Street Sport Motorcycle vs Dirt Bike – What is the Difference?
Many people love riding off-road motorcycles. At the same time, there are quite a few people who ride other motorcycles that are commonly called “crotch rockets” all the same, but these aren’t the typical off-road dirt bikes that we normally see riding BMX derbies. These are what are called street bikes. And while they share a lot of similarities, there are many things that set dirt bikes and street bikes apart from one another, even though they can generally be similar in size and even appearance. We’re going to look at what the difference between street bikes vs. dirt bikes are, and clarify some misinformation out there that people have.
The Weights are Much Different
One thing that people notice about street bikes compared to dirt bikes, is that while they are similar in height and even length, the overall size of the street bike is much bigger. This is because they have more on their frame to provide a different type of riding experience. Dirt bikes often are considered barebones bikes compared to those that are meant for street riding and racing. This is so the average dirt bike rider can have more control over their bikes and be able to take sharper curves and handle the bike better.
Part of this is so that they have better handling and are able to overcome obstacles that come with riding primarily on a dirt track. Dirt bikes are generally a single-cylinder engine, and they’re able to run rampant on the uneven terrain they’re meant for.
When it comes to street bikes, they’re meant to handle riding on the road and be around other cars. If you were to drive past certain vehicles, the drag that is created form them would be harder to handle the bike with on a dirt bike. Therefore, these bikes are designed to overcome this hurdle and provide a more sturdy riding experience on paved roadways.
The Tires are Different
You can generally see that the tires are quite different on a dirt bike compared to a street bike as well. You can easily say that the difference is similar to that of a running shoe compared to that of a baseball cleat. Dirt bike tires are created to dig into the terrain that is made of loose soil to provide maximum traction. If they were to be used on the street, the tires would quickly shred much faster than they do on dirt tracks.
In the same light, street bikes are designed to be less narrow (as dirt bike tires are), and they’re meant more to have a smoother shape similar to an automobile. The average street bike tire doesn’t have as much space between the treads so that they have constant rubber on the pavement to provide maximum traction much like a regular vehicle would have.
The Suspensions Are Built Differently To
Another thing to consider is the difference in the suspension. When you’re driving a motorbike, you’re probably going to do a lot more off-roading. Therefore, the suspension is meant to have more shock absorption that a regular street bike wouldn’t be able to handle. With all of the bumps, you will need to have a much more resilient shock absorption kit in a dirt bike.
While street motorcycles are meant to absorb some shock and keep them more on the road than off, the suspension’s ability to provide shock absorption is much less.
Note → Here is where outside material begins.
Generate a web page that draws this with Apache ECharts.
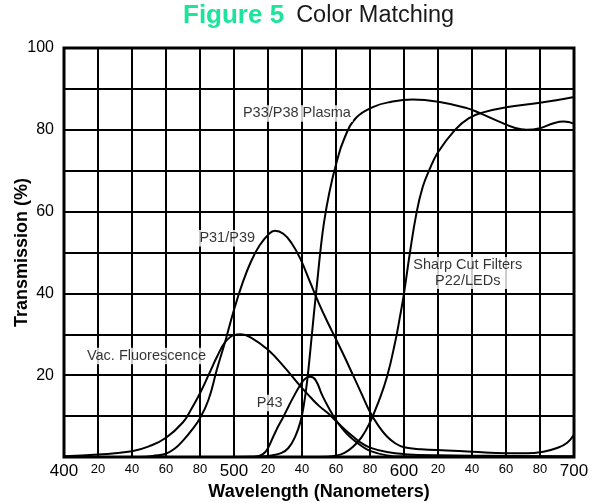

More than likely on a Kawasaki Ninja street bike, you’re going to go faster speeds, but you aren’t going to be doing a bunch of tricks that you would see the average motocross driver perform at the X-Games.
The Seat’s Different Too
If you carefully observe the two different types of bikes, you’ll notice that the way the seats are designed is much different as well. Most motocross riders are able to stand up on their bikes with ease, and the seats are forward facing so that the person riding the dirt bike can adjust to a new position quickly. At the same time, dirt bikes allow the user to sit more upright so your feet are right below you – as you’ll be moving constantly while you ride and have to stand up a lot.
Street bikes don’t provide this seat positioning. When you’re slicing through the air at high speeds, you don’t want to end up sitting like this for a very long time. Therefore, street bikes have their seats further back so the rider can relax more, and allows for a more ergonomic and aerodynamic feel to the riding experience. The seat is also often a little higher so you can see over the handlebars much easier.
One thing that people don’t realize, is that dirt bikes are meant for short-term travel. You’re probably not going to see someone driving a dirt bike across the entire state or country, but you might see someone riding a street bike travelling longer distances. Of course, they may not get as much mileage as a Harley Davidson, but these bikes still have bigger gas tanks than a dirt bike has. This adds to the weight of the bikes as well, which is something that makes a dirt bike what it is – a featherweight motorcycle for turning some wicked tricks!
So, when it comes to the differences between a dirt bike and a street bike, you can see there are dramatic differences that set these two popular riding hobbies their own beast. However, there are still some things that make them very similar – even though their makeup is completely different. The most important thing that makes a dirt bike what it is compared to a street bike, is the overall frame of the bike. Since dirt bikes are made with the bare minimum in terms of frames, handling, tires, and more, they’re still better at riding on off-road terrain compared to a street bike. Whatever you choose to ride, just make sure that you practice the same safety measures for both of them, and always wear your helmet (even if the laws don’t require one where you’re riding at).